We pulled out of the parking lot and the gravel crunched underneath our tires as I laid my seat back.  I always rode in the front passenger seat of our black sedan with the seat reclined all the way back.  It made me feel cool and hidden at the same time, and to me, this combination felt powerful and rare.  My mom seemed unusually quiet as she passed me my congee soup.  It had become my routine to indulge in sweet red bean congee soup after swim practice because it satiated that unnatural appetite that boys get after swimming just enough so that it wouldn’t resurface until dinnertime.  It was raining that day and even though I had but eleven years under my belt, I understood there was something poetic and peaceful about staring at the squiggly path of rain drops running across a car window.  My mom cleared her throat and broke the news that my Dad had found a new job in San Diego.  “I’m sorry,” she said.  I watched the rain weave across the clear pane above my nose in silence, and stared out at the grey skies, which were the same color as the pit in my stomach.  But I knew it wasn’t raining because the universe cared anything for an eleven-year-old’s sorrow.  It was just condensation and Florida gets a lot of that.  We were leaving the pool where I first learned to perform a dive and a flip-turn, and we were headed home.  And then we were going to leave that home and go to California where there was very little condensation.  I told my mom that I would try my best not to be too sad when we pulled into the driveway, and try to be happy for Dad.

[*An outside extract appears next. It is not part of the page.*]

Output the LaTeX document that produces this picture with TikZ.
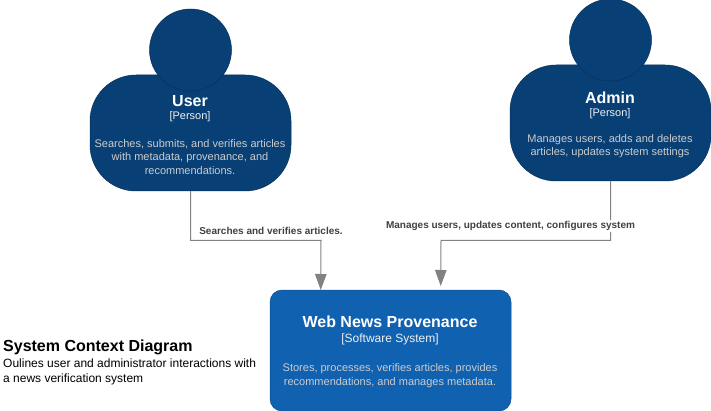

We packed our belongings and moved a few weeks later, and by the time I was helping to push that green sofa into the back of our moving van, the initial cloud of sadness I carried with me had condensed into droplets of nervous excitement.  They wormed their way across my insides.  What would California be like?  Would I make new friends?  And what about school, and swimming, and would I survive all the earthquakes?  Now, fourteen years after I sat quietly in that black sedan watching the rain slide sideways; after our yellow van first crossed into the city limits of San Diego and we took in for the first time California’s freeway overpasses and mountainous desert terrain, I see only a landscape of fond memories where there once was so much uncertainty.  When it comes to new beginnings, often it’s the view backwards that provides the greatest scope.  So during a season where we turn our attention to family, friends, and fresh starts, I’m reminded that in life—despite all the anxiety we harbor over what direction we’re going and where we’ll end up—it’s often the ride we’ll remember the most.  Maybe it doesn’t really matter where you are going as long as you carry with you the right things and go with the right people.  Especially if you remember to stick the green sofa in the back.